VIA WIKIMEDIA COMMONS

Making History

At a protest last night, 250 University of North Carolina students toppled and defaced a Confederate statue known as Silent Sam. Chants of “I believe that we will win” were reportedly heard at the event. [CNN]

Christie’s is set to sell its first AI-generated work—a portrait of a fictional man named Edmond Belamy by the collective Obvious. It’s expected to bring in somewhere between $7,000 and $10,000. [Christie’s]

Lives

The painter Charles Blackman, a Melbourne-based member of the Antipodeans group, has died at age 90. Historians have considered him one of the most important Australian postwar artists. [The Guardian]

Returns

New York’s School of Visual Arts has named new department chairs for the 2018–19 academic year. Christopher J. Cyphers will now be provost, making this the second time he’s served in the role at SVA. [Artforum]

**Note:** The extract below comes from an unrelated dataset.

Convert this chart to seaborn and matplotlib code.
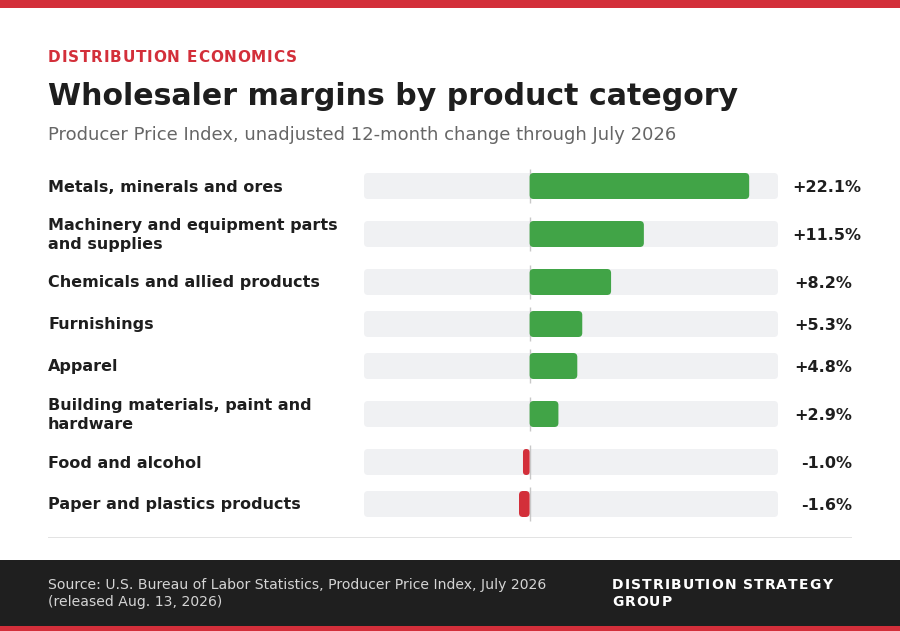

After having canceled its satellite fairs last year because of an earthquake, Zona Maco’s Mexico City editions will return this month. The fair has seen increased attendance in recent years, and higher-ups are hopeful that a good number of people will attend these satellite editions as well. [The Art Newspaper]

Collecting

Artist Fred Tomaselli gives a tour of his and his wife’s Brooklyn home, where works from his collection—among them a Tibetan thangka painting and pieces by Byron Kim, James Siena, and Nina Katchadourian—are currently held. [The New York Times]

Wealth

Libbie Mugrabi, the ex-wife of billionaire art collector David Mugrabi, has been granted temporary spousal support of $25,000 a month, a New York court has ruled. [Page Six]

Art dealer Bill Acquavella, of New York’s Acquavella Galleries, was among the attendees at a fundraiser for Donald Trump held in the Hamptons this past weekend. [Page Six]

Power

Chicago gallerist Monique Meloche gets the profile treatment. Having had a couple of her biggest artists—Rashid Johnson and Amy Sherald—lured away by Hauser & Wirth, she knows what it’s like to energetically support younger artists and then “get left behind in the dust,” she said. [Artnet News]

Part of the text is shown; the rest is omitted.